EU/acc, a community movement of founders and investors, is also calling for the creation of a” standardised legal entity for Europe”.

“Countries with the population of a Chinese office building, or the GDP of an averagely successful computer game, have completely different processes, terms, expectations, constraints and legal dances an investor has to learn,” EU/acc says on its website

“To expect that any European investor will learn this for 27 countries is absurd. To expect this from American investors is delusional.”

4/ Easier access to funding and talent

If the European Delaware Inc. idea sounds like a long shot, startups are also calling for more practical changes to make fundraising and hiring easier. 

Allied for Startups’ manifesto calls for a pan-European startup visa, “a startup and scaleup test” that all new legislation would have to pass and pan-European investment instruments. 

Klarna, meanwhile, is calling for greater harmonisation of stock option plans across Europe. “We need to reform the tax system, it needs to be unified,” says Soussan. “Granting equity to employees should be made much easier. If you look at how it's organised across the union, it's very complicated. So for a company that's cross border or that has operations in different markets, it’s very hard to be able to offer the same benefits to its employees.”

5/ Less populism, more unity

Startups are also hoping that conservative, right-wing parties which put nationalism over European unity won’t take over the European institutions. According to recent polls, far-right parties across Europe are on the rise and could become an important voice in the European Parliament. 

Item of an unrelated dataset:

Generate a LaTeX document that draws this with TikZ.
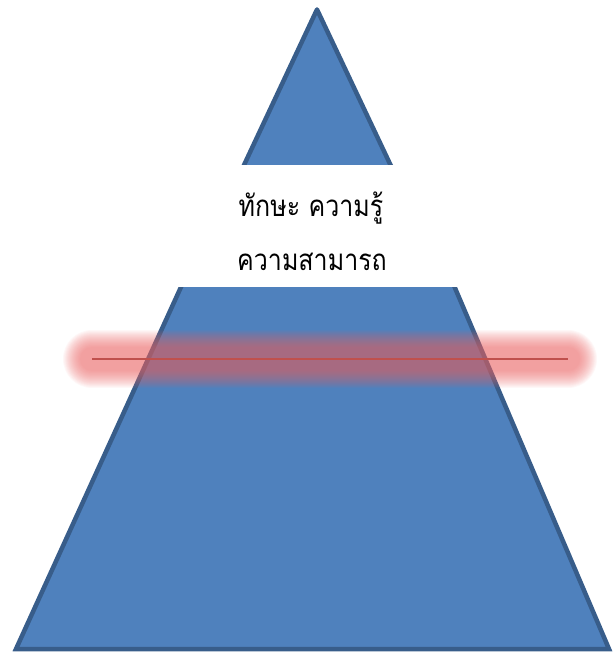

“These elections are very important because it’s going to be about reactionary narratives, far-right narratives, against European integration, migration, green policies,” says Miguel Ferrer, vice president of Adigital, a Spanish association for the digital economy. The group has published a declaration in which numerous European startup associations, as well as the founders of startups such as Glovo, SumUp and Cabify, call for a Europe which is more united, open and ready for global leadership based on its values. 

“All ideas that support a single market are the good ones; ideas that look at fragmenting, and everything that is in line with nationalism and protectionism at national level will definitely hurt European startups,” says Weber. “The more European we are, the better it is for startups.”